═══ RECORDS PROVIDED ═══

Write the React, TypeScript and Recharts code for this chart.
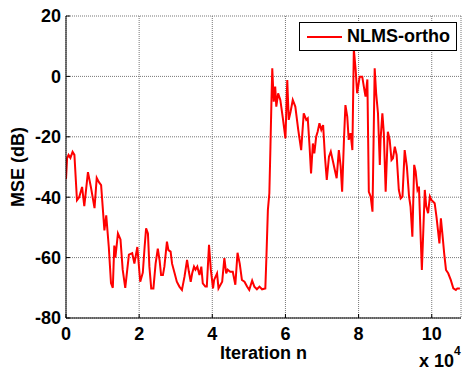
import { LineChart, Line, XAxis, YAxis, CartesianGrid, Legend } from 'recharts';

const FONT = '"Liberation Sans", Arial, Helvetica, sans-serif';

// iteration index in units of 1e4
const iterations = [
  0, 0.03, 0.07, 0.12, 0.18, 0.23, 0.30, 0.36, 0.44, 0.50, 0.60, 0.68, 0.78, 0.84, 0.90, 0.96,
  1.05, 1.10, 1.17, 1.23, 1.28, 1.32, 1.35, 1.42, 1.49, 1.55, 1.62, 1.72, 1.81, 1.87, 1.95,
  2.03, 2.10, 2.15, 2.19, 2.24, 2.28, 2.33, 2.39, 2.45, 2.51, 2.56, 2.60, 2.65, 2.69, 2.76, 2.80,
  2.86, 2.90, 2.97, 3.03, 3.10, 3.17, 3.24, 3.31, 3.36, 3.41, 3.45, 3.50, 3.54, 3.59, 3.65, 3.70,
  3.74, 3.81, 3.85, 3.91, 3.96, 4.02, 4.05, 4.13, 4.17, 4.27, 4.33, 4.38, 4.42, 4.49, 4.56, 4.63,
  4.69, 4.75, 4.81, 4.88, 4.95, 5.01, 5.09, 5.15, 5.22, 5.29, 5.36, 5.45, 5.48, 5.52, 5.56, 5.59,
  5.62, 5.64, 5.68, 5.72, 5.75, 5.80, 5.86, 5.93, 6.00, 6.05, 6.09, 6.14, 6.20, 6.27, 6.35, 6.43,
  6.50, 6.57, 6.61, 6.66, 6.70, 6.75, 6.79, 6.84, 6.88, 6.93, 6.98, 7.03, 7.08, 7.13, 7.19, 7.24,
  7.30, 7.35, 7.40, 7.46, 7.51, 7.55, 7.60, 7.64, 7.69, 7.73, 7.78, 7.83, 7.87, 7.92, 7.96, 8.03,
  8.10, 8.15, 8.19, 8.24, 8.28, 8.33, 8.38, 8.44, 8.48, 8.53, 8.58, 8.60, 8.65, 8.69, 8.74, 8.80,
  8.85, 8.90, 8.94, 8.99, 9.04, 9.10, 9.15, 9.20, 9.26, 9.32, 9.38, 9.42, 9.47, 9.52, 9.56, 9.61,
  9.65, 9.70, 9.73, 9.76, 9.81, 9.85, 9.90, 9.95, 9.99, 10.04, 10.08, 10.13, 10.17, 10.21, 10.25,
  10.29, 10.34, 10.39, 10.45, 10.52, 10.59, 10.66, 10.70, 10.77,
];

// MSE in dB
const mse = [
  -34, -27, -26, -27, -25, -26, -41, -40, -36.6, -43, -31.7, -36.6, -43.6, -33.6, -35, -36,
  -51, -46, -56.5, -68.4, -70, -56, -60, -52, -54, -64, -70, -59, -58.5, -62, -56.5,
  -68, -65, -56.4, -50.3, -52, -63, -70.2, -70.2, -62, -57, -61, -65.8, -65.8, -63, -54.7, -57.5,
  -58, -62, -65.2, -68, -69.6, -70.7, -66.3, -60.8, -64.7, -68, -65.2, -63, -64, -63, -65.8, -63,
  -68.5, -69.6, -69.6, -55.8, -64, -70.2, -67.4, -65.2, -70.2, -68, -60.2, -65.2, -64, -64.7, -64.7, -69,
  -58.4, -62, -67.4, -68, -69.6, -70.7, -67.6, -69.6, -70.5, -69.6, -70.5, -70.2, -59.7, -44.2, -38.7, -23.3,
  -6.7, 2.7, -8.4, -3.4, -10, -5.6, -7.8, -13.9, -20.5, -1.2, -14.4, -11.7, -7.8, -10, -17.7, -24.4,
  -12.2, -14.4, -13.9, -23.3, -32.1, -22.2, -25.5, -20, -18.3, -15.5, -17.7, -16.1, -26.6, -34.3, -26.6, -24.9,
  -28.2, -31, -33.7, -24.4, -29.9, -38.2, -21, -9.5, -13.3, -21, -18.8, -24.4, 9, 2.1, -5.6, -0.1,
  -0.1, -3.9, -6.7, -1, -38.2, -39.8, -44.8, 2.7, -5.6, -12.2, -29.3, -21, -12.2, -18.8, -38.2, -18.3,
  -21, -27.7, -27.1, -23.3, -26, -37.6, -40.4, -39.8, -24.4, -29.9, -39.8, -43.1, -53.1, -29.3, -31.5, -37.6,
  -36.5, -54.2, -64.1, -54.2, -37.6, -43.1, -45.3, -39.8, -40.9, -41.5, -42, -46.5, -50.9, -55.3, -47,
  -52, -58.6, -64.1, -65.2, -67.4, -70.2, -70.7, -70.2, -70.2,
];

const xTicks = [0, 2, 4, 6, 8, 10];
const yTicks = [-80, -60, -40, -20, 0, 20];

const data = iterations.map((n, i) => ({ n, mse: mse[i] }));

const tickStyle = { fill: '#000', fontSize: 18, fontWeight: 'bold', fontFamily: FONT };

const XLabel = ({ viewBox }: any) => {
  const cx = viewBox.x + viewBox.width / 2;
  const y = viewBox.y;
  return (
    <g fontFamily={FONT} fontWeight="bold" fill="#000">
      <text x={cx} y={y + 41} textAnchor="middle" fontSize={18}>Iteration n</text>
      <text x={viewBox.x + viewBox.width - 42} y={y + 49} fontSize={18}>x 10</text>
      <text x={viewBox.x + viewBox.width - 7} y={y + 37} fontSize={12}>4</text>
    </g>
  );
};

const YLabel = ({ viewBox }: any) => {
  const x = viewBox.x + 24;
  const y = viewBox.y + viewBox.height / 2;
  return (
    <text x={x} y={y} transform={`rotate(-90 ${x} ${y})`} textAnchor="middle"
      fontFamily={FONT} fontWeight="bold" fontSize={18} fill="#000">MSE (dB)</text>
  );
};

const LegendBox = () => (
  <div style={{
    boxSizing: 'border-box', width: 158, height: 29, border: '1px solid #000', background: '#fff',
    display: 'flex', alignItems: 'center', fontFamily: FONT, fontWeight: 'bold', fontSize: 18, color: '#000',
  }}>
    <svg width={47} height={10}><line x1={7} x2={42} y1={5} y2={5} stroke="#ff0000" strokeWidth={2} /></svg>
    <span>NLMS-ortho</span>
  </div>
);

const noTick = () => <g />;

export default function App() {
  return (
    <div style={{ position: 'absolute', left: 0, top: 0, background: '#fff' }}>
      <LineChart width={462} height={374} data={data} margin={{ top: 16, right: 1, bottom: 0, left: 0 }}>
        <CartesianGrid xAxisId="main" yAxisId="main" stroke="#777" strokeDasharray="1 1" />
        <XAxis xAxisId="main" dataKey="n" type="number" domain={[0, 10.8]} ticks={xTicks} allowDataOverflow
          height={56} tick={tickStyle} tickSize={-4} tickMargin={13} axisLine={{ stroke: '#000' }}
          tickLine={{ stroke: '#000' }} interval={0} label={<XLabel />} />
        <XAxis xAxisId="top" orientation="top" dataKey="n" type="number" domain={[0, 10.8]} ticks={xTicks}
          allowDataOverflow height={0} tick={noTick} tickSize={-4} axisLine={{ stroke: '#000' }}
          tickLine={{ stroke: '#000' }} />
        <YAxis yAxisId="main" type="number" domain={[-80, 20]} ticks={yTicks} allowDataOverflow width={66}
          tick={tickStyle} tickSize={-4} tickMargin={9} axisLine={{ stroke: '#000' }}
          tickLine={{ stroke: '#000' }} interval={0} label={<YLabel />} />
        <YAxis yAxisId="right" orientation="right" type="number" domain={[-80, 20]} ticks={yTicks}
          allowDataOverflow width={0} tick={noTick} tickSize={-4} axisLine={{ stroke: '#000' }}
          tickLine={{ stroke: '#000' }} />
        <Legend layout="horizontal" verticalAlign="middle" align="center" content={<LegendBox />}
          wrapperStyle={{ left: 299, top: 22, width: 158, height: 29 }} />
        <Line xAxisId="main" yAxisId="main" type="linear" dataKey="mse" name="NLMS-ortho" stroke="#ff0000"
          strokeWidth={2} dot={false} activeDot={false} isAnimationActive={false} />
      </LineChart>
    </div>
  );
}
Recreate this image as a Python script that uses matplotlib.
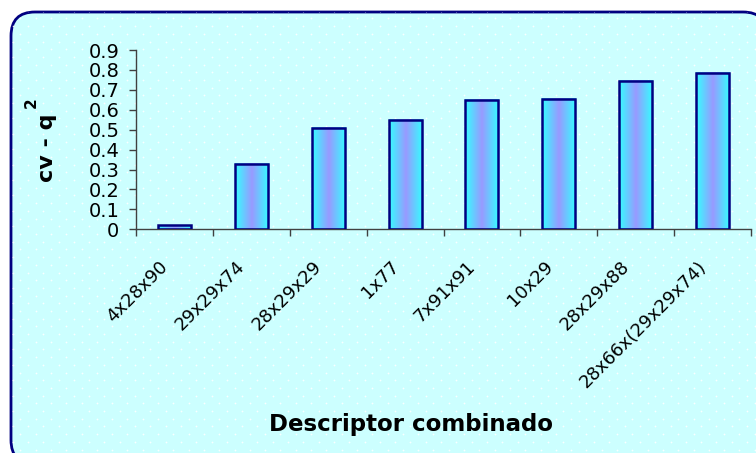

═══

PROBLEM | Output the records above as they stand, from the first line to the line with "Arial, Helvetica, sans-serif';", inclusive, and exclude the pictures.

SOLUTION TO THIS TASK |
Write the React, TypeScript and Recharts code for this chart.
import { LineChart, Line, XAxis, YAxis, CartesianGrid, Legend } from 'recharts';

const FONT = '"Liberation Sans", Arial, Helvetica, sans-serif';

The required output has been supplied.